The sixth and final ground of appeal was that the Court below was wrong to equate the powers of the President under section 2(1) of the Inquiries Act, Cap. 181, with section 53 of the Penal Code when those latter powers are intra vires the Constitution and both would fall away if they conflict or restrict the enjoyment of rights conferred under the Constitution.
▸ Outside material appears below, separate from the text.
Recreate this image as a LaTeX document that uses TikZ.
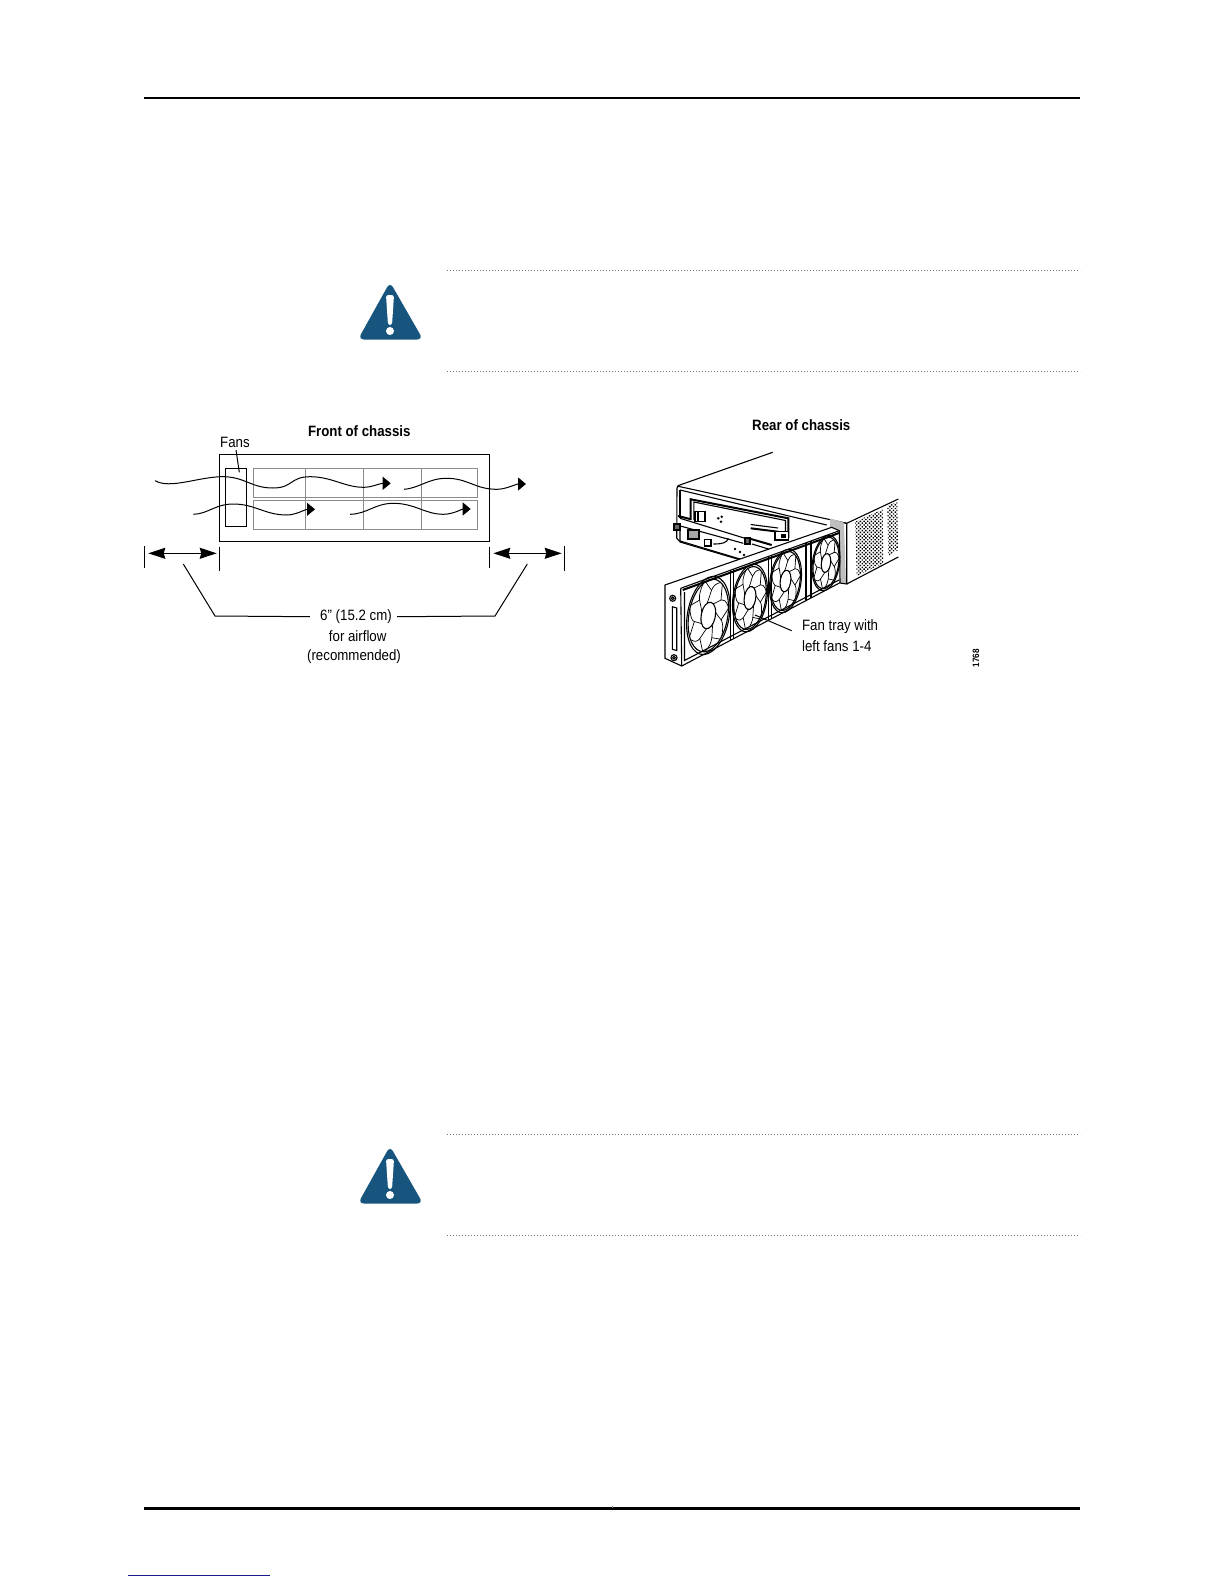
\documentclass[tikz,border=0pt]{standalone}
\usepackage{fontspec}
\setmainfont[FakeStretch=0.885]{Liberation Sans}
\usetikzlibrary{arrows.meta, patterns.meta}
\definecolor{warnblue}{HTML}{17557F}
\definecolor{linkblue}{HTML}{1A1A8C}
\tikzset{
pagerule/.style={line width=1.1pt},
dotrule/.style={black!55, line width=.5pt, dash pattern=on .6pt off .9pt},
label/.style={font=\fontsize{7.5}{9}\selectfont, inner sep=0pt},
title/.style={font=\fontsize{7.5}{9}\selectfont\bfseries, inner sep=0pt},
slot/.style={black!45, line width=.55pt},
box/.style={line width=.65pt},
airflow/.style={line width=.5pt, -{Triangle[length=4pt,width=6.5pt]}},
span/.style={line width=.55pt, {Stealth[length=8.5pt,width=5.5pt,inset=.8pt]}-{Stealth[length=8.5pt,width=5.5pt,inset=.8pt]}},
leader/.style={line width=.5pt},
sketch/.style={line width=.55pt},
heavy/.style={line width=1pt},
vent/.style={pattern={Dots[distance=1.3pt,radius=.5pt,angle=45]}, pattern color=black}
}
\begin{document}
\begin{tikzpicture}[x=.5pt,y=-.5pt]
\useasboundingbox (0,0) rectangle (1224,1584);
\draw [pagerule] (144,98) -- (1080,98);
\draw [pagerule] (144,1508.5) -- (1080,1508.5);
\draw [black!50, line width=.3pt] (612,1506) -- (612,1508);
\draw [linkblue, line width=.6pt] (128,1575.3) -- (269.5,1575.3);
\draw [dotrule] (447,270.5) -- (1080,270.5);
\draw [dotrule] (447,371.5) -- (1080,371.5);
\draw [dotrule] (447,1134.5) -- (1080,1134.5);
\draw [dotrule] (447,1235.5) -- (1080,1235.5);
\fill [warnblue, rounded corners=3pt] (390,282) -- (423,339.5) -- (358,339.5) -- cycle;
\fill [white, rounded corners=1.2pt] (386,295) -- (394,295) -- (392,325) -- (388,325) -- cycle;
\fill [white] (390,331) circle (2pt);
\fill [warnblue, rounded corners=3pt] (390,1146) -- (423,1203.5) -- (358,1203.5) -- cycle;
\fill [white, rounded corners=1.2pt] (386,1159) -- (394,1159) -- (392,1189) -- (388,1189) -- cycle;
\fill [white] (390,1195) circle (2pt);
\node (fronttitle) at (359.3,431.3) [title] {Front of chassis};
\node (fanslabel) at (235,442.3) [label] {Fans};
\coordinate (fanstip) at (239.3,472.3);
\draw [leader] (fanslabel.south) ++(1,2) -- (fanstip);
\draw [slot] (253.3,468.3) rectangle (477.7,497.3);
\draw [slot] (253.3,500.3) rectangle (477.7,529.3);
\draw [slot] (305.7,468.3) -- (305.7,529.3);
\draw [slot] (363.3,468.3) -- (363.3,529.3);
\draw [slot] (421.7,468.3) -- (421.7,529.3);
\draw [box] (219.3,454.3) rectangle (489.3,541.3);
\draw [box] (225.7,468.3) rectangle (246.7,526.7);
\draw [airflow] (155,480.7) .. controls (170,489) and (195,478) .. (220,476.7) .. controls (245,476) and (250,488) .. (273,488) .. controls (293,488) and (290,476.7) .. (310,476.7) .. controls (332,476.7) and (345,487.5) .. (364,487.3) .. controls (372,487.2) and (380,483.3) .. (390.7,483.3);
\draw [airflow] (404,489.3) .. controls (420,488) and (428,478.3) .. (446.7,478.3) .. controls (468,478.3) and (475,489.3) .. (496.7,489.3) .. controls (506,489.3) and (516,484) .. (526,484);
\draw [airflow] (193.3,514.3) .. controls (208,514) and (215,504) .. (233.3,504) .. controls (255,504) and (265,515) .. (286.7,515) .. controls (296,515) and (305,509.3) .. (315,509.3);
\draw [airflow] (350,514.3) .. controls (367,514) and (375,503.3) .. (393.3,503.3) .. controls (415,503.3) and (425,514.3) .. (443.3,514.3) .. controls (453,514.3) and (462,509) .. (470.7,509);
\coordinate (tickaa) at (144.3,546);
\coordinate (tickab) at (144.3,568.3);
\coordinate (tickba) at (219.3,546.7);
\coordinate (tickbb) at (219.3,570.7);
\coordinate (tickca) at (489.3,546.7);
\coordinate (tickcb) at (489.3,568.3);
\coordinate (tickda) at (564.3,546);
\coordinate (tickdb) at (564.3,570.7);
\draw [leader] (tickaa) -- (tickab);
\draw [leader] (tickba) -- (tickbb);
\draw [leader] (tickca) -- (tickcb);
\draw [leader] (tickda) -- (tickdb);
\coordinate (spanal) at (148.3,553.3);
\coordinate (spanar) at (216.7,553.3);
\coordinate (spanbl) at (493.3,553.3);
\coordinate (spanbr) at (561.7,553.3);
\draw [span] (spanal) -- (spanar);
\draw [span] (spanbl) -- (spanbr);
\node (gaplabel) at (356,616.7) [label] {6" (15.2 cm)};
\node (airlabel) at (357.7,636) [label] {for airflow};
\node (reclabel) at (354,657) [label] {(recommended)};
\coordinate (gapla) at (183.3,564);
\coordinate (gaplb) at (215,616);
\coordinate (gapra) at (527.3,564);
\coordinate (gaprb) at (495,616);
\draw [leader] (gapla) -- (gaplb) -- ([xshift=-5pt]gaplabel.west);
\draw [leader] (gapra) -- (gaprb) -- ([xshift=2.5pt]gaplabel.east);
\node (reartitle) at (801.3,425.3) [title] {Rear of chassis};
\draw [sketch, rounded corners=1pt] (772.7,452.3) -- (677,486) -- (676.7,540) -- (743.3,560);
\draw [sketch] (677,486) -- (846.7,523.3);
\draw [sketch] (680,490) -- (826.7,525);
\draw [sketch] (680,490) -- (680,518.3);
\draw [heavy] (690.7,520) -- (690.7,499.3) -- (788.3,518.3) -- (788.3,538);
\draw [sketch] (693.8,520) -- (693.8,502) -- (785.5,520.5) -- (785.5,533);
\draw [sketch, fill=white] (695,511.7) rectangle (705,521.7);
\draw [heavy] (698,512) -- (698,521);
\fill (718.3,518.3) circle (.7pt);
\fill (721.7,516.7) circle (.7pt);
\fill (721,521.7) circle (.7pt);
\draw [sketch] (680,518.3) -- (745,538.3);
\draw [sketch] (676.7,525) -- (743.3,543.3);
\draw [heavy] (678,516) -- (690,519);
\draw [sketch, fill=black!60] (674,524) rectangle (680,530);
\draw [sketch, fill=black!35] (688,530) rectangle (699,539);
\draw [sketch] (680,531) -- (680,542) -- (744,561);
\draw [sketch] (704.3,539.3) rectangle (711,546);
\draw [sketch] (713.3,544) .. controls (722,544) and (727,543) .. (728.3,538.3);
\fill (735,549) circle (.7pt);
\fill (740,552) circle (.7pt);
\fill (744,555) circle (.7pt);
\draw [heavy] (750.7,528.3) -- (778,531.7);
\draw [sketch] (750.7,524.5) -- (778,528);
\draw [sketch, fill=white] (775,531.7) rectangle (788.3,540);
\fill (781,534) rectangle (786,538);
\draw [sketch, fill=black!60] (745,538) rectangle (750,544);
\draw [heavy] (751,539) -- (771.7,545);
\draw [sketch] (752,544) -- (771.7,550);
\fill [black!25] (830,518.3) -- (844,522.7) -- (846,583.3) -- (840,583) -- (840,531) -- (830,527) -- cycle;
\draw [sketch] (844,522.7) -- (846.7,523.3) -- (898.3,499);
\draw [sketch] (846.7,523.3) -- (846.7,584) -- (840,583);
\draw [sketch] (846.7,584) -- (898.3,557);
\fill [vent] (855,521.7) -- (882.7,509.3) -- (883.3,563.3) -- (856.7,576) -- cycle;
\fill [vent] (887.3,506) -- (897.3,501.7) -- (898,550) -- (888.3,556) -- cycle;
\draw [sketch, fill=white] (665,585) -- (831.7,527.3) -- (839.3,530.7) -- (840,582.7) -- (681.7,666) -- (665,658.3) -- cycle;
\draw [sketch] (680.7,588.3) -- (839.3,530.7);
\draw [sketch] (680.7,588.3) -- (681.7,666);
\draw [heavy] (682.7,590) -- (839,533);
\draw [sketch] (684.5,592) -- (684.5,660.5) -- (839,580);
\draw [sketch] (730.7,570.2) -- (730.7,640.2);
\draw [sketch] (733.5,569.2) -- (733.5,638.7);
\draw [sketch] (768.3,556.5) -- (768.3,620.3);
\draw [sketch] (771.1,555.5) -- (771.1,618.8);
\draw [sketch] (806,542.8) -- (806,600.7);
\draw [sketch] (811,541) -- (811,598.2);
\draw [sketch] (672.7,598.3) circle (3);
\draw [sketch] (672.7,598.3) circle (1.4);
\draw [sketch] (674,657.7) circle (3);
\draw [sketch] (674,657.7) circle (1.4);
\draw [sketch] (672.3,606.7) -- (676.7,608) -- (676.7,650.5) -- (672.3,649.3) -- cycle;
\foreach \fanx/\fany/\fanrx/\fanry in {708.3/615.5/21.7/38, 750/598/17.5/33, 785.5/581/16/31, 826/563/14/27}
{
\begin{scope}[shift={(\fanx,\fany)}, yslant=.42, xscale=\fanrx, yscale=\fanry]
\draw [sketch] (0,0) circle (1);
\draw [sketch] (0,0) circle (.93);
\draw [sketch] (0,0) circle (.34);
\foreach \bladeang in {0,52,...,312}
{
\draw [sketch, line width=.35pt] (\bladeang:.34) .. controls (\bladeang+25:.58) and (\bladeang+18:.8) .. (\bladeang+48:.93);
\draw [sketch, line width=.35pt] (\bladeang+24:.64) -- (\bladeang+2:.93);
}
\end{scope}
}
\coordinate (traytip) at (755,615);
\coordinate (trayend) at (791.7,630.7);
\node (traylabela) at (801.7,626.7) [label, anchor=west] {Fan tray with};
\node (traylabelb) at (801.7,646) [label, anchor=west] {left fans 1-4};
\draw [leader] (traytip) -- (trayend);
\node (figlabel) at (976,658.3) [font=\fontsize{4.6}{5}\selectfont\bfseries, inner sep=0pt, rotate=90] {1768};
\end{tikzpicture}
\end{document}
We turn again to the judgment of the trial Court where we find the following passage at page 9:
'' The wording of section 53 of the Penal Code is similar to that of section 2(1) of the Inquiries Act, Cap.181, discussed in the case of Nkumbula and the Attorney-General (9). Section 2(1) of Cap.181 reads:
The President may issue a commission appointing one or more Commissioners to inquire into any matter in which an inquiry would, in the opinion of the President, be for ''public welfare''. Baron J.P. stated that a decision made under a power expressed in such terms cannot be challenged unless it can be shown that the person vested with the power acted in bad faith or from improper motives or on an extraneous consideration or under the view of the facts or another law which could not reasonably be entertained.''
It is obvious that the comparison between the provisions of section 53 of the Penal Code and section 2(1) of the Inquiries Act was made in relation to the principle law laid down in Nkumbula (9) (where section 2(1) of the Inquiries Act was discussed) and the trial Court came to the conclusion that that principle was equally applicable to the present case. The comparison was not made for any other purpose. There is thus no merit in the appellant's final ground.
The result is that the appeal is dismissed. As the appeal raised new points of law of public interest, there will be no order as to costs.